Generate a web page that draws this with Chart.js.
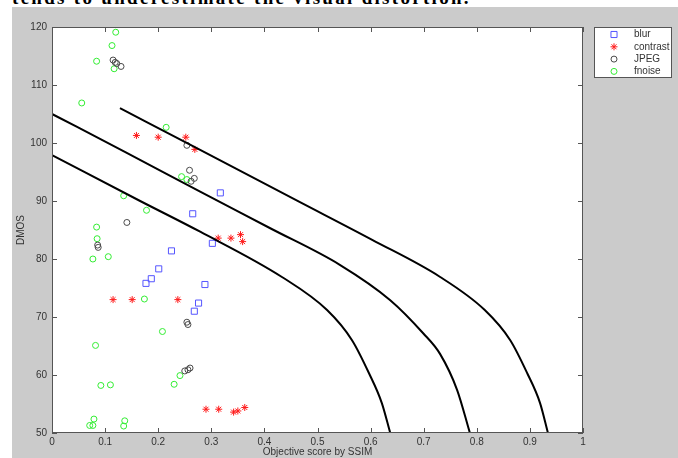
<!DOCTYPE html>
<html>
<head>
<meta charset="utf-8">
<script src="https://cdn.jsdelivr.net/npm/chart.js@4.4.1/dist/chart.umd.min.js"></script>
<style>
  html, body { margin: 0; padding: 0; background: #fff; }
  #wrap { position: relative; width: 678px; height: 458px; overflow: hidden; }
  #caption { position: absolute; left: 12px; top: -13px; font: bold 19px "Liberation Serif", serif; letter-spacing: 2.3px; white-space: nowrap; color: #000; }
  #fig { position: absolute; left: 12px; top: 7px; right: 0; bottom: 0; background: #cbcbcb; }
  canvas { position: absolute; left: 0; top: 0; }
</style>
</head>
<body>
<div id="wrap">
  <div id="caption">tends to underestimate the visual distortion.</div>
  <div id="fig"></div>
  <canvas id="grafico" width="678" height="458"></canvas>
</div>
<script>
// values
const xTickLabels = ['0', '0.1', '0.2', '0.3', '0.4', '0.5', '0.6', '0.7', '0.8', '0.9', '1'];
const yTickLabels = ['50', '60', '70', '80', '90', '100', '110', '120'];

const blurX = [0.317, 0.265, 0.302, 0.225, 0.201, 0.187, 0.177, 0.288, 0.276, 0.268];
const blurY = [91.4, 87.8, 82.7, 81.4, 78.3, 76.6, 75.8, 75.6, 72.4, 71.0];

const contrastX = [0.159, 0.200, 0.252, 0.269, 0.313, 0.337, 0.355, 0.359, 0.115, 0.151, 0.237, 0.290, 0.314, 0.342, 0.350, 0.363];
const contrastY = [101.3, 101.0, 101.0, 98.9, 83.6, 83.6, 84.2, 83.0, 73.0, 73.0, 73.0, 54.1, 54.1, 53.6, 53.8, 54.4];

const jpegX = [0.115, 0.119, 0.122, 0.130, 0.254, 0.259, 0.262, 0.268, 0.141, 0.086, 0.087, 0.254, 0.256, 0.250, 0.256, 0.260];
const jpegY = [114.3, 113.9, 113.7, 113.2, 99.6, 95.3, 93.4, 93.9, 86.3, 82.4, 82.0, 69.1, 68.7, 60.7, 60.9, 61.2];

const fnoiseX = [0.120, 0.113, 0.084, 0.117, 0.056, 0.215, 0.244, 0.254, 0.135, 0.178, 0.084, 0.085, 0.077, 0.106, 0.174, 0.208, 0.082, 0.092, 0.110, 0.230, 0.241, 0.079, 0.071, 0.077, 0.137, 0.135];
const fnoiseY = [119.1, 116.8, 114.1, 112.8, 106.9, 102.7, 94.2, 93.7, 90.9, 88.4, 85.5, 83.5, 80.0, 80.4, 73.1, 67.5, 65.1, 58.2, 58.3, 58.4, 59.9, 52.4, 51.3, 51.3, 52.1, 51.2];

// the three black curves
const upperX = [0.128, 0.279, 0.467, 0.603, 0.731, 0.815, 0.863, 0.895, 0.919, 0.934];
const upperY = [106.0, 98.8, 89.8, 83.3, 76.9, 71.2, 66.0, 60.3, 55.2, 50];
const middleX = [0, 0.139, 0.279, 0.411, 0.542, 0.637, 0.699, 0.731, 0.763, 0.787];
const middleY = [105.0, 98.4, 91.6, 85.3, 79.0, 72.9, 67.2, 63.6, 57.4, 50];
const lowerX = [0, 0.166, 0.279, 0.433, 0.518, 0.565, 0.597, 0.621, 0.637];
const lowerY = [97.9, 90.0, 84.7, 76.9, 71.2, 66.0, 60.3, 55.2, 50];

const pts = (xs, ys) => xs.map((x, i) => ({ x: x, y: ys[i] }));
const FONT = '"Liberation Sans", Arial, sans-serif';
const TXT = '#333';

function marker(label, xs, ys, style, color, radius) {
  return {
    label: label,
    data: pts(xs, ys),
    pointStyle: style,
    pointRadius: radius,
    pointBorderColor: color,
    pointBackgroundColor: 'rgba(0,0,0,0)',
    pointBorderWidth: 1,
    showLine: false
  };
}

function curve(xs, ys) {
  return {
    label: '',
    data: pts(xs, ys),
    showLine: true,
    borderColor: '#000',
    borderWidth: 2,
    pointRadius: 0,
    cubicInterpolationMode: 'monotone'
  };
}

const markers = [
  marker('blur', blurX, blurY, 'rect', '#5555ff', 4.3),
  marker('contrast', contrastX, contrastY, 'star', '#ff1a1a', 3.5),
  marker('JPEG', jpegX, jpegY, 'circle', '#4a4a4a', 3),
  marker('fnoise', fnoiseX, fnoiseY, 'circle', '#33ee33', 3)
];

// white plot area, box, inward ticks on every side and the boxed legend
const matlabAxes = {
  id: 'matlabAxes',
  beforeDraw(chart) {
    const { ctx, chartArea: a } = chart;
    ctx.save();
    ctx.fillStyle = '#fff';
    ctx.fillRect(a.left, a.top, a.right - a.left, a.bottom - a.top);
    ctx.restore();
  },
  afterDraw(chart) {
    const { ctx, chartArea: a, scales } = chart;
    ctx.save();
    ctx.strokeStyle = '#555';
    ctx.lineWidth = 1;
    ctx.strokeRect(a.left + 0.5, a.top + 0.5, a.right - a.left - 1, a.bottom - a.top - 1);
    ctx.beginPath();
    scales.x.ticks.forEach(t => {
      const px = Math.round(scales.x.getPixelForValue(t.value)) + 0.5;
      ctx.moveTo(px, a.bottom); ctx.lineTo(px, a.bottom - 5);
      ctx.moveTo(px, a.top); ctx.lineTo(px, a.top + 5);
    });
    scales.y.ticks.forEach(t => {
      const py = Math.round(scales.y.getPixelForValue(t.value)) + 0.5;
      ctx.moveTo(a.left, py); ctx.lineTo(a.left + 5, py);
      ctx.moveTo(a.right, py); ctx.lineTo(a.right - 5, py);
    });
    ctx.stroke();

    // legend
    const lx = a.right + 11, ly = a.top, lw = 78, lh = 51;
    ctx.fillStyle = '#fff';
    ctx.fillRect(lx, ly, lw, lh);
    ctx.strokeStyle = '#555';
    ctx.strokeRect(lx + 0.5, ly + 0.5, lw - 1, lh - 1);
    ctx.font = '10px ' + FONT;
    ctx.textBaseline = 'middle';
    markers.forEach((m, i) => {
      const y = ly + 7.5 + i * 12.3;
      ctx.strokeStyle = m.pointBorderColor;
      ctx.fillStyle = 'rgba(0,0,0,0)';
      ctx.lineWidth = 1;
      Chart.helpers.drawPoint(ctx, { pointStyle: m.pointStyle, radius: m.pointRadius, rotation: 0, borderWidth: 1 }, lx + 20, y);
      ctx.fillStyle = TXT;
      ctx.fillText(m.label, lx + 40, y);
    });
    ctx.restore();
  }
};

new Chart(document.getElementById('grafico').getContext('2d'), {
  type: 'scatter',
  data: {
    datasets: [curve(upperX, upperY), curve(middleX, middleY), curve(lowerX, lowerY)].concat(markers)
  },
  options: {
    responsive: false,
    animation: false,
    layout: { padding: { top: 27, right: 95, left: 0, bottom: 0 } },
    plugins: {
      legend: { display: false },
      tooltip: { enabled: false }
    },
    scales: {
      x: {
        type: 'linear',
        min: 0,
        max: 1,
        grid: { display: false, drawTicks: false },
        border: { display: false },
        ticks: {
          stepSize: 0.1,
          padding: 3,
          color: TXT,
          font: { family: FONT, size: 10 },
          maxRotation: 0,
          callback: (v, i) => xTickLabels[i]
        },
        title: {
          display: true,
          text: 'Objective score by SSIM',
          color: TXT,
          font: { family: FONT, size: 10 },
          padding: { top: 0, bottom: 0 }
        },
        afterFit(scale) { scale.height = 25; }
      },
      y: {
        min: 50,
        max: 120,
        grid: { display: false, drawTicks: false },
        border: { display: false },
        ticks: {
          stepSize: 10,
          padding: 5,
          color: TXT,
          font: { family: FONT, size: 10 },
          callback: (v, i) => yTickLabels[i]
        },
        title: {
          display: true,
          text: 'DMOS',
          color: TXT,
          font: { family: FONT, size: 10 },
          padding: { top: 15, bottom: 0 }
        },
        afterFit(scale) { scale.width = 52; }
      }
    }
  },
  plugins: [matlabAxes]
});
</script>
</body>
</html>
+ + + + +
## The task
From the first line of the listing above, repeat every line through the one holding "60.7, 60.9, 61.2];". Both ends count, and pictures stay out.

## Complete response
Generate a web page that draws this with Chart.js.
<!DOCTYPE html>
<html>
<head>
<meta charset="utf-8">
<script src="https://cdn.jsdelivr.net/npm/chart.js@4.4.1/dist/chart.umd.min.js"></script>
<style>
  html, body { margin: 0; padding: 0; background: #fff; }
  #wrap { position: relative; width: 678px; height: 458px; overflow: hidden; }
  #caption { position: absolute; left: 12px; top: -13px; font: bold 19px "Liberation Serif", serif; letter-spacing: 2.3px; white-space: nowrap; color: #000; }
  #fig { position: absolute; left: 12px; top: 7px; right: 0; bottom: 0; background: #cbcbcb; }
  canvas { position: absolute; left: 0; top: 0; }
</style>
</head>
<body>
<div id="wrap">
  <div id="caption">tends to underestimate the visual distortion.</div>
  <div id="fig"></div>
  <canvas id="grafico" width="678" height="458"></canvas>
</div>
<script>
// values
const xTickLabels = ['0', '0.1', '0.2', '0.3', '0.4', '0.5', '0.6', '0.7', '0.8', '0.9', '1'];
const yTickLabels = ['50', '60', '70', '80', '90', '100', '110', '120'];

const blurX = [0.317, 0.265, 0.302, 0.225, 0.201, 0.187, 0.177, 0.288, 0.276, 0.268];
const blurY = [91.4, 87.8, 82.7, 81.4, 78.3, 76.6, 75.8, 75.6, 72.4, 71.0];

const contrastX = [0.159, 0.200, 0.252, 0.269, 0.313, 0.337, 0.355, 0.359, 0.115, 0.151, 0.237, 0.290, 0.314, 0.342, 0.350, 0.363];
const contrastY = [101.3, 101.0, 101.0, 98.9, 83.6, 83.6, 84.2, 83.0, 73.0, 73.0, 73.0, 54.1, 54.1, 53.6, 53.8, 54.4];

const jpegX = [0.115, 0.119, 0.122, 0.130, 0.254, 0.259, 0.262, 0.268, 0.141, 0.086, 0.087, 0.254, 0.256, 0.250, 0.256, 0.260];
const jpegY = [114.3, 113.9, 113.7, 113.2, 99.6, 95.3, 93.4, 93.9, 86.3, 82.4, 82.0, 69.1, 68.7, 60.7, 60.9, 61.2];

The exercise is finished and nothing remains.